* Begin *

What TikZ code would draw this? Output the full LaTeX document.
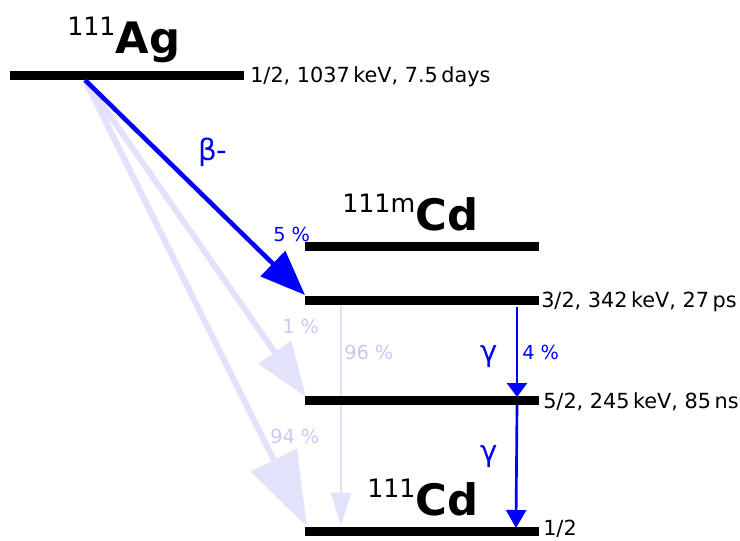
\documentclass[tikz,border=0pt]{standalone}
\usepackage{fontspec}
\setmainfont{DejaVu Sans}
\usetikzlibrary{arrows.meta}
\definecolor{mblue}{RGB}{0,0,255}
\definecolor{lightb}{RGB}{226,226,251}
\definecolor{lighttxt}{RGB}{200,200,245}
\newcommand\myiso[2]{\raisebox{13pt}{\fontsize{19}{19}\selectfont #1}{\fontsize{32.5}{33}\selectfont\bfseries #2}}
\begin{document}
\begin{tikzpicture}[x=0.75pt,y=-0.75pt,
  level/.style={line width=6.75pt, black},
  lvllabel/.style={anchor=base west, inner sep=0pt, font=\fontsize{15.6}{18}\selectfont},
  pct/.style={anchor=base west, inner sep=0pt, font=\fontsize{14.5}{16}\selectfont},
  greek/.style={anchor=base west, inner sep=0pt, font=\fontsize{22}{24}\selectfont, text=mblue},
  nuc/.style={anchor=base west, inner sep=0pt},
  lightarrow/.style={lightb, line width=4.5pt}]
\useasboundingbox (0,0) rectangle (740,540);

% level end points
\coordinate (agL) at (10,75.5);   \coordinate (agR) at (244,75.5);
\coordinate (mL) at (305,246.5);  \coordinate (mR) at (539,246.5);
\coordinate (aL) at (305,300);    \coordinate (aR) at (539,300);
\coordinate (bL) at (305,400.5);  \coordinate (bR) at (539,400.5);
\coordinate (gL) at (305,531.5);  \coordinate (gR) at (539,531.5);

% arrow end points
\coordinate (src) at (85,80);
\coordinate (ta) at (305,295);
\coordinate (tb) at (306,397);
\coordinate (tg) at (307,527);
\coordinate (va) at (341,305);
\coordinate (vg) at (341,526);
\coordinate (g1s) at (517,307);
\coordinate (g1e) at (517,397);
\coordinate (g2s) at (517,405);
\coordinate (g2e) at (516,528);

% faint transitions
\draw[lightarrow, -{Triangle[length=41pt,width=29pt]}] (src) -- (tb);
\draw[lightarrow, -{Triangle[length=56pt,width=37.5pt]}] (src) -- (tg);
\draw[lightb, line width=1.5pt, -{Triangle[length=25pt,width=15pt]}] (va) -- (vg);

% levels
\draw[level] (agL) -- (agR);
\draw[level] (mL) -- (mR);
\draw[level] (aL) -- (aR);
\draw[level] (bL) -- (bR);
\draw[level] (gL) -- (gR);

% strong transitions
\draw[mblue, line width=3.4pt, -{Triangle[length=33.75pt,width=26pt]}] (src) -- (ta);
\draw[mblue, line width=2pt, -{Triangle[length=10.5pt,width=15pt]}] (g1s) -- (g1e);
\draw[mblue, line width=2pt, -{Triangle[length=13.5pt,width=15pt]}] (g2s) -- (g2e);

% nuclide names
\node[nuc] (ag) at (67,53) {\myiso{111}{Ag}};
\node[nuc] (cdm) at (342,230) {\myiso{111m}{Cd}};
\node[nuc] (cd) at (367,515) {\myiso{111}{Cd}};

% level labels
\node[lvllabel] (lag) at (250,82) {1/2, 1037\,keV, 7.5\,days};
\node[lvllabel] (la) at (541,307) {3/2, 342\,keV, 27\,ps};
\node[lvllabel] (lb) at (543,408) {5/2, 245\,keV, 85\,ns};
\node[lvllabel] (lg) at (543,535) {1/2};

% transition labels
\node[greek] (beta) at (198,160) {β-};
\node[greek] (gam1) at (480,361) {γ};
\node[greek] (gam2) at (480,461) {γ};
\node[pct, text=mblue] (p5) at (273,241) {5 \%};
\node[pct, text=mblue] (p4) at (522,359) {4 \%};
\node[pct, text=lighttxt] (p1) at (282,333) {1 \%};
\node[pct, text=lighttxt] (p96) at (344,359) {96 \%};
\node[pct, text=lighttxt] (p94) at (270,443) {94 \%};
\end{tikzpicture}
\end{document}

* End *

Pictures are to be left out; repeat all the remaining data exactly.

* _EXERCISE RESULT_:
What TikZ code would draw this? Output the full LaTeX document.
\documentclass[tikz,border=0pt]{standalone}
\usepackage{fontspec}
\setmainfont{DejaVu Sans}
\usetikzlibrary{arrows.meta}
\definecolor{mblue}{RGB}{0,0,255}
\definecolor{lightb}{RGB}{226,226,251}
\definecolor{lighttxt}{RGB}{200,200,245}
\newcommand\myiso[2]{\raisebox{13pt}{\fontsize{19}{19}\selectfont #1}{\fontsize{32.5}{33}\selectfont\bfseries #2}}
\begin{document}
\begin{tikzpicture}[x=0.75pt,y=-0.75pt,
  level/.style={line width=6.75pt, black},
  lvllabel/.style={anchor=base west, inner sep=0pt, font=\fontsize{15.6}{18}\selectfont},
  pct/.style={anchor=base west, inner sep=0pt, font=\fontsize{14.5}{16}\selectfont},
  greek/.style={anchor=base west, inner sep=0pt, font=\fontsize{22}{24}\selectfont, text=mblue},
  nuc/.style={anchor=base west, inner sep=0pt},
  lightarrow/.style={lightb, line width=4.5pt}]
\useasboundingbox (0,0) rectangle (740,540);

% level end points
\coordinate (agL) at (10,75.5);   \coordinate (agR) at (244,75.5);
\coordinate (mL) at (305,246.5);  \coordinate (mR) at (539,246.5);
\coordinate (aL) at (305,300);    \coordinate (aR) at (539,300);
\coordinate (bL) at (305,400.5);  \coordinate (bR) at (539,400.5);
\coordinate (gL) at (305,531.5);  \coordinate (gR) at (539,531.5);

% arrow end points
\coordinate (src) at (85,80);
\coordinate (ta) at (305,295);
\coordinate (tb) at (306,397);
\coordinate (tg) at (307,527);
\coordinate (va) at (341,305);
\coordinate (vg) at (341,526);
\coordinate (g1s) at (517,307);
\coordinate (g1e) at (517,397);
\coordinate (g2s) at (517,405);
\coordinate (g2e) at (516,528);

% faint transitions
\draw[lightarrow, -{Triangle[length=41pt,width=29pt]}] (src) -- (tb);
\draw[lightarrow, -{Triangle[length=56pt,width=37.5pt]}] (src) -- (tg);
\draw[lightb, line width=1.5pt, -{Triangle[length=25pt,width=15pt]}] (va) -- (vg);

% levels
\draw[level] (agL) -- (agR);
\draw[level] (mL) -- (mR);
\draw[level] (aL) -- (aR);
\draw[level] (bL) -- (bR);
\draw[level] (gL) -- (gR);

% strong transitions
\draw[mblue, line width=3.4pt, -{Triangle[length=33.75pt,width=26pt]}] (src) -- (ta);
\draw[mblue, line width=2pt, -{Triangle[length=10.5pt,width=15pt]}] (g1s) -- (g1e);
\draw[mblue, line width=2pt, -{Triangle[length=13.5pt,width=15pt]}] (g2s) -- (g2e);

% nuclide names
\node[nuc] (ag) at (67,53) {\myiso{111}{Ag}};
\node[nuc] (cdm) at (342,230) {\myiso{111m}{Cd}};
\node[nuc] (cd) at (367,515) {\myiso{111}{Cd}};

% level labels
\node[lvllabel] (lag) at (250,82) {1/2, 1037\,keV, 7.5\,days};
\node[lvllabel] (la) at (541,307) {3/2, 342\,keV, 27\,ps};
\node[lvllabel] (lb) at (543,408) {5/2, 245\,keV, 85\,ns};
\node[lvllabel] (lg) at (543,535) {1/2};

% transition labels
\node[greek] (beta) at (198,160) {β-};
\node[greek] (gam1) at (480,361) {γ};
\node[greek] (gam2) at (480,461) {γ};
\node[pct, text=mblue] (p5) at (273,241) {5 \%};
\node[pct, text=mblue] (p4) at (522,359) {4 \%};
\node[pct, text=lighttxt] (p1) at (282,333) {1 \%};
\node[pct, text=lighttxt] (p96) at (344,359) {96 \%};
\node[pct, text=lighttxt] (p94) at (270,443) {94 \%};
\end{tikzpicture}
\end{document}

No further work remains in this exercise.